WHAT TO PRODUCE: Both the line containing "Write the seaborn" and the line containing "0.669, 0.784, 0.955]" are part of the range to copy, along with every line between them. Copy it exactly and leave out the pictures.

DATA SUPPLIED:
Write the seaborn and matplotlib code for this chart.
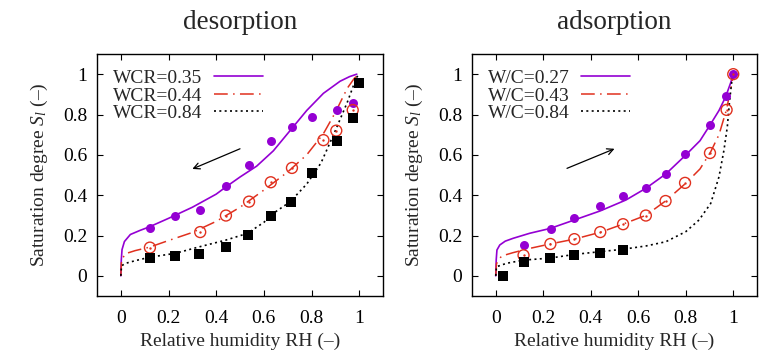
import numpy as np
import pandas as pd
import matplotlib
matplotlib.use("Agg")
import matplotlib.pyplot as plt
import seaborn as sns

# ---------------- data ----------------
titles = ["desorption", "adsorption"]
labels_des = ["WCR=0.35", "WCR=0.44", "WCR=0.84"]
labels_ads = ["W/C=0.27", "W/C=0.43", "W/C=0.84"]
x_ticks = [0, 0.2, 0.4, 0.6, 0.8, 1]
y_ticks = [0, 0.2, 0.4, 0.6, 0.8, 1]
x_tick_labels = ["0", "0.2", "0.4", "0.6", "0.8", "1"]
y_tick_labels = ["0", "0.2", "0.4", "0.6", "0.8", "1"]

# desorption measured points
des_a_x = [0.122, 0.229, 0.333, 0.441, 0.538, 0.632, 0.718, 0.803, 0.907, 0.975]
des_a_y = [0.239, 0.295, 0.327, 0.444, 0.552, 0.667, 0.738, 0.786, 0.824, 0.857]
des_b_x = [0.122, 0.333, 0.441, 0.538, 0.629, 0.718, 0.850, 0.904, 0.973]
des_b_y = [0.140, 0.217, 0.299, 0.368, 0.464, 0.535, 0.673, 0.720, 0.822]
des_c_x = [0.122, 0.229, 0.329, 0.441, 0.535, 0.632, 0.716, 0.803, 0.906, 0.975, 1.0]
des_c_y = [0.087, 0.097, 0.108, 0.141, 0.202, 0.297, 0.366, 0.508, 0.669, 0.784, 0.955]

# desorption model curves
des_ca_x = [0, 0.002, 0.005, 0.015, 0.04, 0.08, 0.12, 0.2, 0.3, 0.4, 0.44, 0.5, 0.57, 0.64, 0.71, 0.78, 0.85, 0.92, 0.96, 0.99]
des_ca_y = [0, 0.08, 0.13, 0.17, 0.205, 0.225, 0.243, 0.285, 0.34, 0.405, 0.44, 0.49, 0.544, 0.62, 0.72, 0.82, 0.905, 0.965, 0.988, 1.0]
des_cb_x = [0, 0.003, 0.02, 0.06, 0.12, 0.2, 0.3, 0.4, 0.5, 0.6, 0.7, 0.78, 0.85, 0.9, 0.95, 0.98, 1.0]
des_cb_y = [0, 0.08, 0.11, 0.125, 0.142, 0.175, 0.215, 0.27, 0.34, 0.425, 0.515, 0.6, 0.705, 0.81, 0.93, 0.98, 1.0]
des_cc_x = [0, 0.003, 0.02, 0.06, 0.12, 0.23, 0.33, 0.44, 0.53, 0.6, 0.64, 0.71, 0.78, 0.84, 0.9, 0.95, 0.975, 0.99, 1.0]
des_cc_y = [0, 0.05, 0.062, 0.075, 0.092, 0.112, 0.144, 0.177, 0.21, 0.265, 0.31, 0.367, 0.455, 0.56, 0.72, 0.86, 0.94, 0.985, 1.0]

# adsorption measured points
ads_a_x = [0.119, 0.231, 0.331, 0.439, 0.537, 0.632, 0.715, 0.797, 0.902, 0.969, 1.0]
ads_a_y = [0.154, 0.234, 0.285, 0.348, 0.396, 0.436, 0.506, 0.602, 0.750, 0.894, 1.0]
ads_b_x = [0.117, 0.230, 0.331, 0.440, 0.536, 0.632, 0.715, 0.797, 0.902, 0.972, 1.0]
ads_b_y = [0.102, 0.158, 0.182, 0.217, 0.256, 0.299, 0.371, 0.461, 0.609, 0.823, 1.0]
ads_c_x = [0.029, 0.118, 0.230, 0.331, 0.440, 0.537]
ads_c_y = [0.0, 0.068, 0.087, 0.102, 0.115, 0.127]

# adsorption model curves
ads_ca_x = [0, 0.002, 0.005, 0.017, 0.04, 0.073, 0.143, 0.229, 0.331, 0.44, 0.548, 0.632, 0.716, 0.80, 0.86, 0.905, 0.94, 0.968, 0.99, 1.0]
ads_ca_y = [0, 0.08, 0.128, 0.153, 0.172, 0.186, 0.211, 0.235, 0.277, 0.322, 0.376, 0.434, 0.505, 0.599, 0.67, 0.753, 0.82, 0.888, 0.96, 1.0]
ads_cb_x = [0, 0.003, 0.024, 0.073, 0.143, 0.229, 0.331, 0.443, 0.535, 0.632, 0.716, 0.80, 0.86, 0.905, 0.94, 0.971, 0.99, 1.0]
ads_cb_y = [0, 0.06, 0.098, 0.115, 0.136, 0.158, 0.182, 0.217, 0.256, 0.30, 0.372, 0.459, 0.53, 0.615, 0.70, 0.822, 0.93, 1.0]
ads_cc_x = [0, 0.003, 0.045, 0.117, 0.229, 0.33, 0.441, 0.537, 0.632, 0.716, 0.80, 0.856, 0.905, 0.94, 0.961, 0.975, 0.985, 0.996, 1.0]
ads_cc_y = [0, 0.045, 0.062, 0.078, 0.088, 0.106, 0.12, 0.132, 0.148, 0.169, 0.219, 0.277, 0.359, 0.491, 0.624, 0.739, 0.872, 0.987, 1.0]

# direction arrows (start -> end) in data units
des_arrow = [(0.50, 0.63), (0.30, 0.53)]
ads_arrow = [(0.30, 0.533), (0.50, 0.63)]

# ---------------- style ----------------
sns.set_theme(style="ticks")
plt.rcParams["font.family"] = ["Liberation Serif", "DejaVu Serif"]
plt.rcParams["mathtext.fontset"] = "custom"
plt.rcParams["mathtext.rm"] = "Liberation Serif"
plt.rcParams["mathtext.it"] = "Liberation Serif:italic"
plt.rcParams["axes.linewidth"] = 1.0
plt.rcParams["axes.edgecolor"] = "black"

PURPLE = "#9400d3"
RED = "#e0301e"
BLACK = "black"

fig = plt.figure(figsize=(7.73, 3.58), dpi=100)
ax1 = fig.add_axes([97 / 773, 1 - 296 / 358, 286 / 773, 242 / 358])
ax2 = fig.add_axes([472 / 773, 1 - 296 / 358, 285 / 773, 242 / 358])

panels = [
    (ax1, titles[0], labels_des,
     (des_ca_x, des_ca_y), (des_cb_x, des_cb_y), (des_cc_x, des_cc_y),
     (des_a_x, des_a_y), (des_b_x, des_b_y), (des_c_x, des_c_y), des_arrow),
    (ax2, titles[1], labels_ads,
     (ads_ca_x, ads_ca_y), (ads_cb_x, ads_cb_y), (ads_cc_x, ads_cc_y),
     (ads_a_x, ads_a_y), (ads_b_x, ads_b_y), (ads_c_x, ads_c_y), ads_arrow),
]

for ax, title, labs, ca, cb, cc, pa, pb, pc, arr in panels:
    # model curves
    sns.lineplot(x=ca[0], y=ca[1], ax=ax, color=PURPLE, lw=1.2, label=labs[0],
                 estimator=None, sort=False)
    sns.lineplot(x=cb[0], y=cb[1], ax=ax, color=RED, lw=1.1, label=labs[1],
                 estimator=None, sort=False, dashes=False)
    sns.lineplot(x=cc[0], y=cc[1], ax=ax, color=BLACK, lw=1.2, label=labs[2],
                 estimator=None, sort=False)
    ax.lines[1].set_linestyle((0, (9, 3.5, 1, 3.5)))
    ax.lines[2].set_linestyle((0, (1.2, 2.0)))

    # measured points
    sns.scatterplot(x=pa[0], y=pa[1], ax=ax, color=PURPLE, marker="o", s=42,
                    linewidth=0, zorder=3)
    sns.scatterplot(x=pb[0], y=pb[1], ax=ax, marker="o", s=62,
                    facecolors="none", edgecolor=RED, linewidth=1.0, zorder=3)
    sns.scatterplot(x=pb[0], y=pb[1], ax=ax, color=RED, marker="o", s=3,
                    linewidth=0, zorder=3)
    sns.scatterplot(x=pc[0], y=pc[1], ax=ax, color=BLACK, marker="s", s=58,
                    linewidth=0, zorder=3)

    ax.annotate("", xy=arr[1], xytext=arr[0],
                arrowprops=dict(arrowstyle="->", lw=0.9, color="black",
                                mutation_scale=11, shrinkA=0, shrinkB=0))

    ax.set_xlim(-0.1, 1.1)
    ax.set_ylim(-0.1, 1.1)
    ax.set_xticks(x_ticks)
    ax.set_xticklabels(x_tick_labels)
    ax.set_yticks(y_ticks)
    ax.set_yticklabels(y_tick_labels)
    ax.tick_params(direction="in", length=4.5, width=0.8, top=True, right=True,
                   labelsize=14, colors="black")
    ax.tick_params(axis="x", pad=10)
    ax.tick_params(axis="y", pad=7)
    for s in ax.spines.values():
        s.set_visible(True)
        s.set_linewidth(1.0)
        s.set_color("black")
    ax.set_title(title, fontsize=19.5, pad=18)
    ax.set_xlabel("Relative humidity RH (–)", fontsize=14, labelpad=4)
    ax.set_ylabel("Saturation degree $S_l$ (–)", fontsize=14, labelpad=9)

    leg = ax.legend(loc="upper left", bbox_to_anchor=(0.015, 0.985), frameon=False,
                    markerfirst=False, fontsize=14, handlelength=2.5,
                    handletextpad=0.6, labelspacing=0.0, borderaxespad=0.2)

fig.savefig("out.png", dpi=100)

--

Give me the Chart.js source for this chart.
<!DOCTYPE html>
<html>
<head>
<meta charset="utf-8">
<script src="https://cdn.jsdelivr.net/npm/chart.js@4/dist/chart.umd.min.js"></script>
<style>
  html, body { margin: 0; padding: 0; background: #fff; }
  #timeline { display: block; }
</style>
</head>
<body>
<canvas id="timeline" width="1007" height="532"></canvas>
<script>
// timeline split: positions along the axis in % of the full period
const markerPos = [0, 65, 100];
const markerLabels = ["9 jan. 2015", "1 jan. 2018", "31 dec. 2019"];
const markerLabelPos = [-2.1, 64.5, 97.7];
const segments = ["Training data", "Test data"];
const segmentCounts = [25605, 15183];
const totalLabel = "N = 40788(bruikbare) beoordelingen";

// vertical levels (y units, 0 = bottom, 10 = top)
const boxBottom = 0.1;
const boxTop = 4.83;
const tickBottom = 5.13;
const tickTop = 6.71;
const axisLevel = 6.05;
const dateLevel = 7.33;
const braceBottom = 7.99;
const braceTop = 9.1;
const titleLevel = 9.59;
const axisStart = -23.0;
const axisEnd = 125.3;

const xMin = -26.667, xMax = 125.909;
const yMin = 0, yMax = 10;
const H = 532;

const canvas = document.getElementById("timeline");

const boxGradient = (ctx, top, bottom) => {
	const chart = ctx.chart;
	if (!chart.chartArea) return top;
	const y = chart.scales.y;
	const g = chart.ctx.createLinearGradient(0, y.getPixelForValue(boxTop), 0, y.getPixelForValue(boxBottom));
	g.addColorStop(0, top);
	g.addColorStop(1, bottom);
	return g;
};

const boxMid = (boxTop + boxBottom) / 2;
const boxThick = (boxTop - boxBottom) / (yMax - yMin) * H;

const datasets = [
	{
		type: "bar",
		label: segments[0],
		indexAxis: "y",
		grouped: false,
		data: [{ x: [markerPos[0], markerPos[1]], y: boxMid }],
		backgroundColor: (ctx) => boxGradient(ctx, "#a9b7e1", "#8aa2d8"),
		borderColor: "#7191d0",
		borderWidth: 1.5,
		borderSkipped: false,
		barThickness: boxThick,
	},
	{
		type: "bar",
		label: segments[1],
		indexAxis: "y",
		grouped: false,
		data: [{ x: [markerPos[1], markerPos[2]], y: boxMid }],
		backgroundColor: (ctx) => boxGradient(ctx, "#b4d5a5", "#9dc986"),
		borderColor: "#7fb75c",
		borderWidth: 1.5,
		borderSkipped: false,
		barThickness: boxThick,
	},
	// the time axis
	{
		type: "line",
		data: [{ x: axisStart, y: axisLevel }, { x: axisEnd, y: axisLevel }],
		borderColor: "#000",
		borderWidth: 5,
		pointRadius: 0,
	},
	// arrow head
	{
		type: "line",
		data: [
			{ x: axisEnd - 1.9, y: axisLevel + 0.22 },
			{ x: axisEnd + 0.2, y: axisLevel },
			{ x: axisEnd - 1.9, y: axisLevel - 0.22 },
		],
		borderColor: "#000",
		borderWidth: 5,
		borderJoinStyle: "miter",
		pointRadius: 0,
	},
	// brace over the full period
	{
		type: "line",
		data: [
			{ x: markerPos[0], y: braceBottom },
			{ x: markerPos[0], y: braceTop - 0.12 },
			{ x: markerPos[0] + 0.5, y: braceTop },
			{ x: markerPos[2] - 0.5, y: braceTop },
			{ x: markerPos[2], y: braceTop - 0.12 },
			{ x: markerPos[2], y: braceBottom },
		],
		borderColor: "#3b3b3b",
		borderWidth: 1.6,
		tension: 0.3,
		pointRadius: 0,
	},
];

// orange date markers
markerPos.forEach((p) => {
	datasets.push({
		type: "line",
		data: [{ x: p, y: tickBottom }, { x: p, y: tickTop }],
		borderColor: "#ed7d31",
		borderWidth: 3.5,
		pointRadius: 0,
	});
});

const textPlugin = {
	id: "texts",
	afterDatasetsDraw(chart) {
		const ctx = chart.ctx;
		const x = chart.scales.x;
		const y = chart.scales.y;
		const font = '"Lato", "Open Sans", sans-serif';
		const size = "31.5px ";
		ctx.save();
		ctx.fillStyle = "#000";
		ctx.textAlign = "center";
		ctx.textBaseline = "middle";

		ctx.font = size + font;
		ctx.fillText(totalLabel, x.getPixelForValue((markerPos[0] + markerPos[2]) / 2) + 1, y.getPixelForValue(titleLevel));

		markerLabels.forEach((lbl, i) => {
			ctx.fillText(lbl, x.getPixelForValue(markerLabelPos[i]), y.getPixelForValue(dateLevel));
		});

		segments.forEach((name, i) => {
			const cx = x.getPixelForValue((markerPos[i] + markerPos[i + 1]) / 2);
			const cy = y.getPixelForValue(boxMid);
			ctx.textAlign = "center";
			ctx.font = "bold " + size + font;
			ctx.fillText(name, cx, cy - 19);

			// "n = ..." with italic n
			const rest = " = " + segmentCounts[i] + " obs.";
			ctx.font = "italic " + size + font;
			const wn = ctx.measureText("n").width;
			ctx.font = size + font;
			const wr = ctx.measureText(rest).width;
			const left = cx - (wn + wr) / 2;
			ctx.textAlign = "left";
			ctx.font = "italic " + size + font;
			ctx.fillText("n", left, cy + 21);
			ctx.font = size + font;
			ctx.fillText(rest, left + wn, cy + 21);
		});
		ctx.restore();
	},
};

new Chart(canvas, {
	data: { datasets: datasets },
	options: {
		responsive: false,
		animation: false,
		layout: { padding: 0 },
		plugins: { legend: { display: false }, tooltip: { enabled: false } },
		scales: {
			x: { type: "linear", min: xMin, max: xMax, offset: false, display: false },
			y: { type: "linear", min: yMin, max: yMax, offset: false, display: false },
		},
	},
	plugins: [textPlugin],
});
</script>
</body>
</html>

ANSWER TO THIS EXERCISE:
Write the seaborn and matplotlib code for this chart.
import numpy as np
import pandas as pd
import matplotlib
matplotlib.use("Agg")
import matplotlib.pyplot as plt
import seaborn as sns

# ---------------- data ----------------
titles = ["desorption", "adsorption"]
labels_des = ["WCR=0.35", "WCR=0.44", "WCR=0.84"]
labels_ads = ["W/C=0.27", "W/C=0.43", "W/C=0.84"]
x_ticks = [0, 0.2, 0.4, 0.6, 0.8, 1]
y_ticks = [0, 0.2, 0.4, 0.6, 0.8, 1]
x_tick_labels = ["0", "0.2", "0.4", "0.6", "0.8", "1"]
y_tick_labels = ["0", "0.2", "0.4", "0.6", "0.8", "1"]

# desorption measured points
des_a_x = [0.122, 0.229, 0.333, 0.441, 0.538, 0.632, 0.718, 0.803, 0.907, 0.975]
des_a_y = [0.239, 0.295, 0.327, 0.444, 0.552, 0.667, 0.738, 0.786, 0.824, 0.857]
des_b_x = [0.122, 0.333, 0.441, 0.538, 0.629, 0.718, 0.850, 0.904, 0.973]
des_b_y = [0.140, 0.217, 0.299, 0.368, 0.464, 0.535, 0.673, 0.720, 0.822]
des_c_x = [0.122, 0.229, 0.329, 0.441, 0.535, 0.632, 0.716, 0.803, 0.906, 0.975, 1.0]
des_c_y = [0.087, 0.097, 0.108, 0.141, 0.202, 0.297, 0.366, 0.508, 0.669, 0.784, 0.955]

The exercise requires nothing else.